▶ **WHAT THE TASK REQUIRES**: The line containing "var errData = means.map(function" marks the end: extract everything from the first line of the data through that line, exactly, with no pictures.

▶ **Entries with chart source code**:
****

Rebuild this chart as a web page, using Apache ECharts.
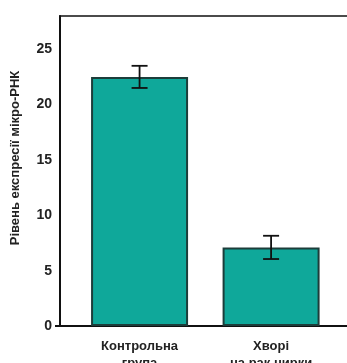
<!DOCTYPE html>
<html><head><meta charset="utf-8">
<script src="https://cdn.jsdelivr.net/npm/echarts@6/dist/echarts.min.js"></script>
<style>html,body{margin:0;padding:0;background:#fff}#c{width:347px;height:363px}</style>
</head><body><div id="c"></div>
<script>
var categories = ['Контрольна\nгрупа', 'Хворі\nна рак нирки'];
var means = [22.5, 7.1];
var errors = [1.0, 1.05];
var yTicks = [0, 5, 10, 15, 20, 25];
var yName = 'Рівень експресії мікро-РНК';

var font = '"Liberation Sans Narrow", "Liberation Sans", Arial, sans-serif';
var barData = means.map(function (v, i) { return [i, v]; });
var errData = means.map(function (v, i) { return [i, v - errors[i], v + errors[i]]; });

var chart = echarts.init(document.getElementById('c'));
chart.setOption({
  animation: false,
  grid: { left: 60, right: -3, top: 16, bottom: 37, show: true, borderColor: '#111', borderWidth: 1.5, outerBoundsMode: 'none', containLabel: false },
  xAxis: {
    type: 'value', min: -0.605, max: 1.6,
    splitLine: { show: false },
    axisLine: { show: true, onZero: false, lineStyle: { color: '#111', width: 2 } },
    axisTick: { show: false },
    axisLabel: {
      customValues: [0, 1],
      formatter: function (v) { return categories[Math.round(v)]; },
      color: '#222', fontFamily: font, fontWeight: 'bold', fontSize: 13, lineHeight: 17, margin: 12
    }
  },
  yAxis: {
    type: 'value', min: 0, max: 28,
    splitLine: { show: false },
    axisLine: { show: true, onZero: false, lineStyle: { color: '#111', width: 2 } },
    axisTick: { show: true, customValues: [0], length: 5, lineStyle: { color: '#111', width: 2 } },
    axisLabel: {
      customValues: yTicks,
      color: '#222', fontFamily: font, fontWeight: 'bold', fontSize: 14, margin: 8
    }
  },
  graphic: [{
    type: 'text', x: 15, y: 158, rotation: Math.PI / 2,
    style: { text: yName, fill: '#222', font: 'bold 13px ' + font, align: 'center', verticalAlign: 'middle' }
  }],
  series: [{
    type: 'bar', data: barData, barWidth: 97,
    itemStyle: { color: '#0fa89a', borderColor: '#1c3d3a', borderWidth: 2 }
  }, {
    type: 'custom', data: errData, z: 10,
    renderItem: function (params, api) {
      var x = api.value(0);
      var lo = api.coord([x, api.value(1)]);
      var hi = api.coord([x, api.value(2)]);
      var hw = 8;
      var st = { stroke: '#111', lineWidth: 1.8 };
      return { type: 'group', children: [
        { type: 'line', shape: { x1: lo[0], y1: lo[1], x2: hi[0], y2: hi[1] }, style: st },
        { type: 'line', shape: { x1: hi[0] - hw, y1: hi[1], x2: hi[0] + hw, y2: hi[1] }, style: st },
        { type: 'line', shape: { x1: lo[0] - hw, y1: lo[1], x2: lo[0] + hw, y2: lo[1] }, style: st }
      ]};
    }
  }]
});
</script></body></html>
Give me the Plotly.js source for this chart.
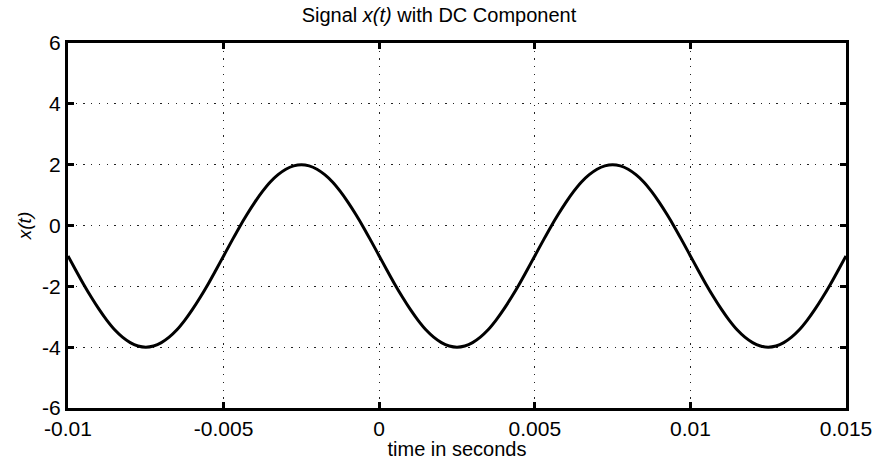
<!DOCTYPE html>
<html>
<head>
<meta charset="utf-8">
<script src="https://cdn.plot.ly/plotly-3.0.1.min.js"></script>
<style>html,body{margin:0;padding:0;background:#fff;}#chart{width:878px;height:460px;}</style>
</head>
<body>
<div id="chart"></div>
<script>
// Sampling grid of the signal (seconds)
var tStart = -0.01;
var tStep = 0.00025;
// Signal values, one every tStep from tStart to 0.015
var xValues = [
  -1, -1.47, -1.93, -2.36, -2.76, -3.12, -3.43, -3.67, -3.85, -3.96,
  -4, -3.96, -3.85, -3.67, -3.43, -3.12, -2.76, -2.36, -1.93, -1.47,
  -1, -0.53, -0.07, 0.36, 0.76, 1.12, 1.43, 1.67, 1.85, 1.96,
  2, 1.96, 1.85, 1.67, 1.43, 1.12, 0.76, 0.36, -0.07, -0.53,
  -1, -1.47, -1.93, -2.36, -2.76, -3.12, -3.43, -3.67, -3.85, -3.96,
  -4, -3.96, -3.85, -3.67, -3.43, -3.12, -2.76, -2.36, -1.93, -1.47,
  -1, -0.53, -0.07, 0.36, 0.76, 1.12, 1.43, 1.67, 1.85, 1.96,
  2, 1.96, 1.85, 1.67, 1.43, 1.12, 0.76, 0.36, -0.07, -0.53,
  -1, -1.47, -1.93, -2.36, -2.76, -3.12, -3.43, -3.67, -3.85, -3.96,
  -4, -3.96, -3.85, -3.67, -3.43, -3.12, -2.76, -2.36, -1.93, -1.47,
  -1
];
var xTickVals = [-0.01, -0.005, 0, 0.005, 0.01, 0.015];
var xTickText = ['-0.01', '-0.005', '0', '0.005', '0.01', '0.015'];
var yTickVals = [-6, -4, -2, 0, 2, 4, 6];
var yTickText = ['-6', '-4', '-2', '0', '2', '4', '6'];

var font = 'Liberation Sans, Arial, Helvetica, sans-serif';
var trace = {
  type: 'scatter', mode: 'lines',
  x0: tStart, dx: tStep, y: xValues,
  line: {color: '#000', width: 3, shape: 'spline'},
  hoverinfo: 'skip'
};
var axisCommon = {
  showline: true, linecolor: '#000', linewidth: 3, mirror: 'ticks',
  ticks: 'inside', ticklen: 6, tickwidth: 3, tickcolor: '#000',
  showgrid: true, gridcolor: '#222', gridwidth: 1, griddash: '1.3px,6.4px',
  zeroline: false, tickfont: {family: font, size: 21, color: '#000'}
};
var layout = {
  width: 878, height: 460,
  margin: {l: 68, r: 32, t: 43, b: 52},
  paper_bgcolor: '#fff', plot_bgcolor: '#fff',
  showlegend: false,
  title: {text: 'Signal <i>x(t)</i> with DC Component', font: {family: font, size: 20, color: '#000'}, x: 0.5, xanchor: 'center', y: 0.967, yanchor: 'middle', yref: 'container'},
  xaxis: Object.assign({}, axisCommon, {
    range: [-0.01, 0.015], tickmode: 'array', tickvals: xTickVals, ticktext: xTickText,
    title: {text: 'time in seconds', font: {family: font, size: 20, color: '#000'}, standoff: 0}
  }),
  yaxis: Object.assign({}, axisCommon, {
    range: [-6, 6], tickmode: 'array', tickvals: yTickVals, ticktext: yTickText,
    title: {text: '<i>x(t)</i>', font: {family: font, size: 19, color: '#000'}, standoff: 6}
  })
};
Plotly.newPlot('chart', [trace], layout, {displayModeBar: false, staticPlot: true});
</script>
</body>
</html>
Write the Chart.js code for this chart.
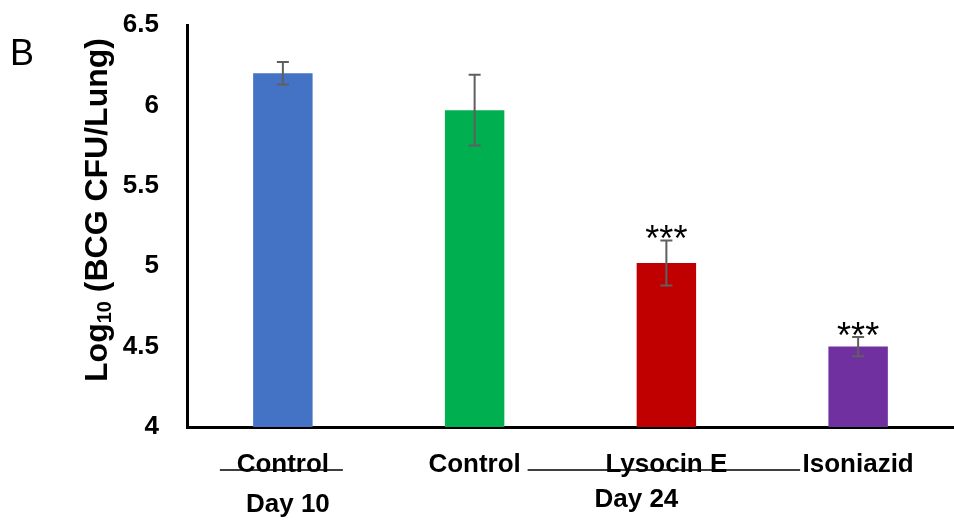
<!DOCTYPE html>
<html>
<head>
<meta charset="utf-8">
<script src="https://cdn.jsdelivr.net/npm/chart.js@4/dist/chart.umd.min.js"></script>
<style>
  body { margin: 0; background: #fff; overflow: hidden; }
  canvas { display: block; }
</style>
</head>
<body>
<canvas id="cfuChart" width="954" height="527"></canvas>
<script>
// valori
const categories = ['Control', 'Control', 'Lysocin E', 'Isoniazid'];
const groups = ['Day 10', 'Day 24'];
const meanLog = [6.20, 5.97, 5.02, 4.50];
const errLog = [0.07, 0.22, 0.14, 0.06];
const stars = ['', '', '***', '***'];
const barColors = ['#4472C4', '#00B050', '#C00000', '#7030A0'];
const yTicks = [4, 4.5, 5, 5.5, 6, 6.5];

const FONT = '"Liberation Sans", Arial, sans-serif';

// barre di errore, asterischi, titolo asse y e gruppi
const extras = {
  id: 'extras',
  afterDatasetsDraw(chart) {
    const ctx = chart.ctx;
    const y = chart.scales.y;
    const meta = chart.getDatasetMeta(0);
    ctx.save();
    meta.data.forEach((bar, i) => {
      const top = y.getPixelForValue(meanLog[i] + errLog[i]);
      const bot = y.getPixelForValue(meanLog[i] - errLog[i]);
      ctx.strokeStyle = '#5f5f5f';
      ctx.lineWidth = 2;
      ctx.beginPath();
      ctx.moveTo(bar.x, top); ctx.lineTo(bar.x, bot);
      ctx.moveTo(bar.x - 6, top); ctx.lineTo(bar.x + 6, top);
      ctx.moveTo(bar.x - 6, bot); ctx.lineTo(bar.x + 6, bot);
      ctx.stroke();
      if (stars[i]) {
        ctx.fillStyle = '#000';
        ctx.font = '36px ' + FONT;
        ctx.textAlign = 'center';
        ctx.textBaseline = 'alphabetic';
        ctx.fillText(stars[i], bar.x, top + 11);
      }
    });
    ctx.restore();
  },
  afterDraw(chart) {
    const ctx = chart.ctx;
    const x = chart.scales.x;
    ctx.save();
    // titolo asse y con pedice
    ctx.translate(98, 210);
    ctx.rotate(-Math.PI / 2);
    ctx.fillStyle = '#000';
    ctx.textBaseline = 'middle';
    const p1 = 'Log', p2 = '10', p3 = ' (BCG CFU/Lung)';
    ctx.font = 'bold 32px ' + FONT;
    const w1 = ctx.measureText(p1).width;
    const w3 = ctx.measureText(p3).width;
    ctx.font = 'bold 20px ' + FONT;
    const w2 = ctx.measureText(p2).width;
    const sx = -(w1 + w2 + w3) / 2;
    ctx.textAlign = 'left';
    ctx.font = 'bold 32px ' + FONT;
    ctx.fillText(p1, sx, 0);
    ctx.font = 'bold 20px ' + FONT;
    ctx.fillText(p2, sx + w1, 7);
    ctx.font = 'bold 32px ' + FONT;
    ctx.fillText(p3, sx + w1 + w2, 0);
    ctx.restore();

    ctx.save();
    // lettera del pannello
    ctx.fillStyle = '#000';
    ctx.font = '36px ' + FONT;
    ctx.textAlign = 'left';
    ctx.textBaseline = 'middle';
    ctx.fillText('B', 10, 55);

    // linee dei gruppi
    const c0 = x.getPixelForValue(0);
    const c1 = x.getPixelForValue(1);
    const c3 = x.getPixelForValue(3);
    ctx.strokeStyle = '#000';
    ctx.lineWidth = 1.5;
    ctx.beginPath();
    ctx.moveTo(c0 - 63, 470); ctx.lineTo(c0 + 60, 470);
    ctx.moveTo(c1 + 53, 470); ctx.lineTo(c3 - 58, 470);
    ctx.stroke();

    // etichette dei gruppi
    ctx.font = 'bold 26px ' + FONT;
    ctx.textAlign = 'center';
    ctx.fillText(groups[0], c0 + 5, 505);
    ctx.fillText(groups[1], (c1 + c3) / 2 - 30, 500);
    ctx.restore();
  }
};

new Chart(document.getElementById('cfuChart'), {
  type: 'bar',
  data: {
    labels: categories,
    datasets: [{
      data: meanLog,
      backgroundColor: barColors,
      borderWidth: 0,
      barPercentage: 0.31,
      categoryPercentage: 1
    }]
  },
  options: {
    responsive: false,
    animation: false,
    layout: { padding: { top: 25, left: 0, right: 0, bottom: 0 } },
    plugins: {
      legend: { display: false },
      tooltip: { enabled: false }
    },
    scales: {
      x: {
        grid: { display: false, drawTicks: false },
        border: { color: '#000', width: 3 },
        ticks: {
          color: '#000',
          font: { family: FONT, size: 26, weight: 'bold' },
          padding: 22,
          maxRotation: 0
        },
        afterFit: s => { s.height = 100; }
      },
      y: {
        min: 4,
        max: 6.5,
        grid: { display: false, drawTicks: false },
        border: { color: '#000', width: 3 },
        afterBuildTicks: s => { s.ticks = yTicks.map(v => ({ value: v })); },
        ticks: {
          color: '#000',
          font: { family: FONT, size: 26, weight: 'bold' },
          padding: 28,
          callback: v => String(v)
        },
        afterFit: s => { s.width = 187; s.paddingTop = 0; s.paddingBottom = 0; }
      }
    }
  },
  plugins: [extras]
});
</script>
</body>
</html>
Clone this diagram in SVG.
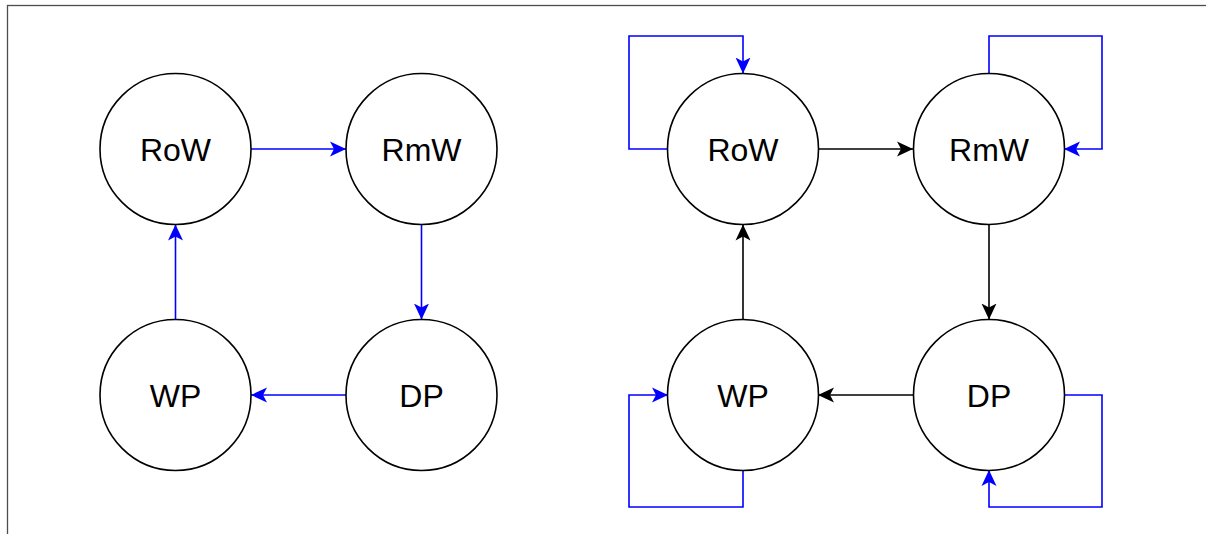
<svg xmlns="http://www.w3.org/2000/svg" width="1206" height="534" viewBox="0 0 1206 534">
  <style>
    .node circle { fill: #ffffff; stroke: #000000; stroke-width: 1.6; }
    .node text { font-family: "Liberation Sans", Arial, sans-serif; font-size: 32px; fill: #000000; text-anchor: middle; }
    .blue { fill: none; stroke: #0000ff; stroke-width: 1.6; }
    .black { fill: none; stroke: #000000; stroke-width: 1.6; }
    .frame { fill: none; stroke: #4d4d4d; stroke-width: 1.3; }
  </style>
  <defs>
    <marker id="arrowBlue" markerUnits="userSpaceOnUse" markerWidth="18" markerHeight="18" viewBox="0 0 18 18" refX="16" refY="8" orient="auto">
      <path d="M0,0.5 L16,8 L0,15.5 L4,8 Z" fill="#0000ff"/>
    </marker>
    <marker id="arrowBlack" markerUnits="userSpaceOnUse" markerWidth="18" markerHeight="18" viewBox="0 0 18 18" refX="16" refY="8" orient="auto">
      <path d="M0,0.5 L16,8 L0,15.5 L4,8 Z" fill="#000000"/>
    </marker>
  </defs>

  <rect class="frame" x="7.5" y="5.5" width="1300" height="600"/>

  <!-- connectors -->
  <g id="connectors">
    <!-- left cycle -->
    <path class="blue" d="M251,149 L346,149" marker-end="url(#arrowBlue)"/>
    <path class="blue" d="M421.5,224.5 L421.5,319.5" marker-end="url(#arrowBlue)"/>
    <path class="blue" d="M346,395 L251,395" marker-end="url(#arrowBlue)"/>
    <path class="blue" d="M175.5,320 L175.5,224.5" marker-end="url(#arrowBlue)"/>
    <!-- right cycle -->
    <path class="black" d="M818,149 L913,149" marker-end="url(#arrowBlack)"/>
    <path class="black" d="M989,224.5 L989,319.5" marker-end="url(#arrowBlack)"/>
    <path class="black" d="M913,395 L818,395" marker-end="url(#arrowBlack)"/>
    <path class="black" d="M743,320 L743,224.5" marker-end="url(#arrowBlack)"/>
    <!-- self loops -->
    <path class="blue" d="M668,149 L629,149 L629,36 L743,36 L743,73.5" marker-end="url(#arrowBlue)"/>
    <path class="blue" d="M989,73.5 L989,36 L1102,36 L1102,149 L1064,149" marker-end="url(#arrowBlue)"/>
    <path class="blue" d="M743,470 L743,507 L629,507 L629,395 L668,395" marker-end="url(#arrowBlue)"/>
    <path class="blue" d="M1064,395 L1102,395 L1102,507 L989,507 L989,470" marker-end="url(#arrowBlue)"/>
  </g>

  <!-- left cycle nodes -->
  <g id="row-left" class="node">
    <circle cx="175.5" cy="149" r="75.5"/>
    <text x="175.5" y="160.5">RoW</text>
  </g>
  <g id="rmw-left" class="node">
    <circle cx="421.5" cy="149" r="75.5"/>
    <text x="421.5" y="160.5">RmW</text>
  </g>
  <g id="wp-left" class="node">
    <circle cx="175.5" cy="395" r="75.5"/>
    <text x="175.5" y="406.5">WP</text>
  </g>
  <g id="dp-left" class="node">
    <circle cx="421.5" cy="395" r="75.5"/>
    <text x="421.5" y="406.5">DP</text>
  </g>

  <!-- right cycle nodes -->
  <g id="row-right" class="node">
    <circle cx="743" cy="149" r="75.5"/>
    <text x="743" y="160.5">RoW</text>
  </g>
  <g id="rmw-right" class="node">
    <circle cx="989" cy="149" r="75.5"/>
    <text x="989" y="160.5">RmW</text>
  </g>
  <g id="wp-right" class="node">
    <circle cx="743" cy="395" r="75.5"/>
    <text x="743" y="406.5">WP</text>
  </g>
  <g id="dp-right" class="node">
    <circle cx="989" cy="395" r="75.5"/>
    <text x="989" y="406.5">DP</text>
  </g>
</svg>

****

▶ **TASK SOLUTION**:
Rebuild this chart as a web page, using Apache ECharts.
<!DOCTYPE html>
<html><head><meta charset="utf-8">
<script src="https://cdn.jsdelivr.net/npm/echarts@6/dist/echarts.min.js"></script>
<style>html,body{margin:0;padding:0;background:#fff}#c{width:347px;height:363px}</style>
</head><body><div id="c"></div>
<script>
var categories = ['Контрольна\nгрупа', 'Хворі\nна рак нирки'];
var means = [22.5, 7.1];
var errors = [1.0, 1.05];
var yTicks = [0, 5, 10, 15, 20, 25];
var yName = 'Рівень експресії мікро-РНК';

var font = '"Liberation Sans Narrow", "Liberation Sans", Arial, sans-serif';
var barData = means.map(function (v, i) { return [i, v]; });
var errData = means.map(function (v, i) { return [i, v - errors[i], v + errors[i]]; });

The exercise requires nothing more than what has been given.